RAY BROOK — The threat to northern forests from the Asian long-horned beetle and emerald ash borer comes with a high price.
Beyond destruction of all ash species — white, green and black — an infestation of emerald ash borer alone has potential to cost the timber industry $25.1 billion nationwide.
Nearly 114 million board feet of wood would disappear, according to research presented to the Adirondack Park Agency recently.
ACTION URGED
Commissioners heard from one of the nation’s top invasive-species scientists.
“Prevention and getting on the thing fast is an incredible high-value, up-front investment,” said Dr. Otto Doering III, a professor at Purdue University who sits on the U.S. Department of Interior’s Invasive Species Advisory Committee.
“If you get behind the curve on the thing, you are dead meat.”
Doering defined invasive species as a “wicked” problem, one not readily solved by scientific data alone.
“You have to get on the problem before battle lines are fully drawn.”
It is very difficult for government bodies to be proactive in that sense, he said.
INSECT MOVEMENT
Commissioners then heard from APA Forester Larry Phillips, who described the foreign insects and the destruction they can cause.

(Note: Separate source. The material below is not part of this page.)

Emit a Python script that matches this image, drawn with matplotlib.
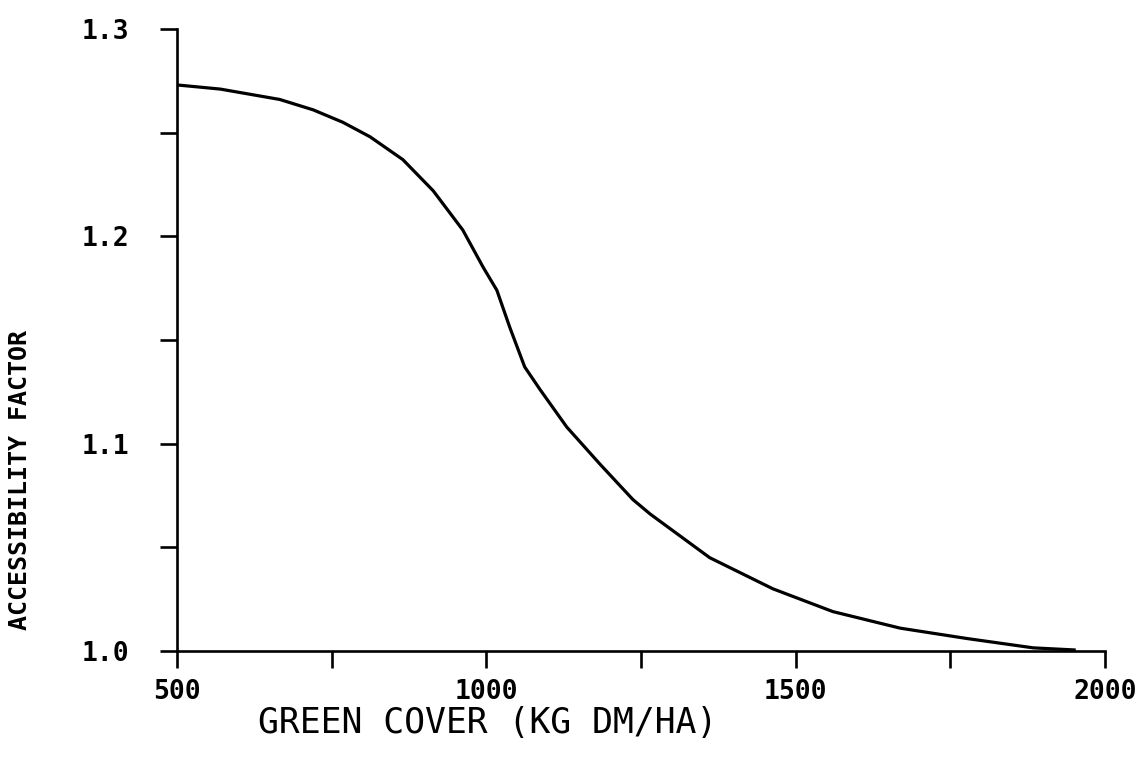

Both came into the country on wood-packing materials.
The Asian long-horned beetle is an inch and a half long with shiny shell and white spots all over it, he said, sometimes mistaken here for a white-spotted pine sawyer.
The difference, Phillips said, is the pine sawyer’s hard shell is dull, not shiny.
The emerald ash borer, green in color, is very small; it fits in the center of a penny with room to spare.
While infestations of the Asian beetle can be reversed, Phillips said, the emerald borer is not eradicable.
Areas surrounding New York City are quarantined due to Asian beetle infestation, with new outbreaks found in parts of Massachusetts.
While Asian beetle travels very slowly, the emerald borer travels five miles a year, left to its own devices. It kills ash trees in two to five years.
Both bugs can travel in cut firewood.
ON GUARD
There is no trap for Asian beetles, which can be readily seen using binoculars.
But purple prism traps hanging in trees throughout the North Country are set to catch and monitor movement of emerald ash borers, which have been found as close as Randolph, N.Y., forcing quarantine of Cattaraugus and Chautauqua counties.
A quarantine severely restricts timber hauling and changes the rules for loggers.
“Cutting trees, you have to be very careful and listen to the experts,” Phillips said. “(Loggers) can get permits to move ash trees out, but they are required to take off the bark and (trim) a quarter-inch of the wood.”
To halt further invasion, the New York State Department of Environmental Conservation has forbidden transport of firewood more than 50 miles from where it was cut.
And forest rangers are questioning campers about their wood supplies.
NO SOLUTION
“We seem to be just tracking it instead of stopping it,” said APA Chairman Curt Stiles. “How do we prioritize?”
Doering offered a contain-loss scenario, saying there’s probably no solution.
“Like (Eurasian) milfoil, you can’t solve the problem, but you can make it better.”
The APA will host a panel discussion about invasive species next month.